Caché sous le masque de l’amertume, il conserve toutefois comme un trésor la nostalgie des rêves de son enfance. « Depuis longtemps, je cherche les endroits du monde où se croisent l’éternité des patries de l’enfance et le refus des encerclements modernes, prévient-il. Ici, personne ne nous interdit le jeu du danger et de la joie. Personne ne nous commande de nous enthousiasmer pour des causes débiles ou des marchandises hideuses. »

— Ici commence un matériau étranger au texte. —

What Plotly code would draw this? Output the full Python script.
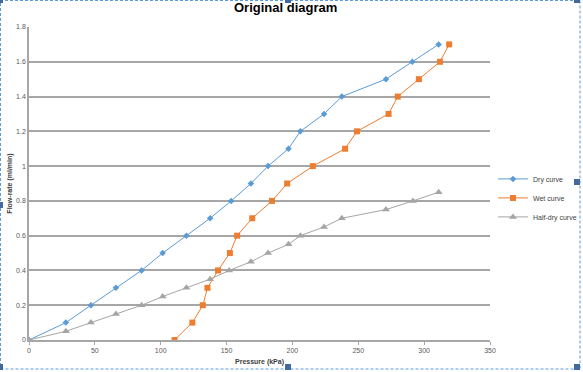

L’enfance, c’est la part secrète de l’œuvre de Sylvain Tesson. Sera-t-il Tarzan ou Rimbaud ? Patrick Edlinger ou Victor Hugo ? À 50 ans passés, le bourlingueur ne veut pas choisir. Qu’il parte à la recherche des fées ou de la panthère des neiges, marche dans les pas de Lawrence d’Arabie, des grognards de Napoléon ou des évadés du goulag, il ne baisse jamais la garde du rêve et veut toujours fendre les zones du désespoir commercial en quête de beauté. Si tous trahissent, lui reste fidèle à la maxime de Jean Cau : « Qu’est-ce qu’un adulte sinon l’héritier d’une enfance ? Qu’est-ce qu’un adulte sinon le traître et le meurtrier d’un enfant ? L’enfant qu’il a été c’est ce qu’il y a de mieux chez un adulte. L’âge adulte c’est de l’enfance pourrie. » Alors, comme quand il était enfant, et pour rendre hommage aux derniers territoires encore libres du globe, il s’est mis en tête d’escalader tous les « piliers de la mer » possibles et imaginables, des îles Feroé aux Marquises, de la Tasmanie au Vietnam, en passant par les Philippines, l’Afrique et la Terre de Feu.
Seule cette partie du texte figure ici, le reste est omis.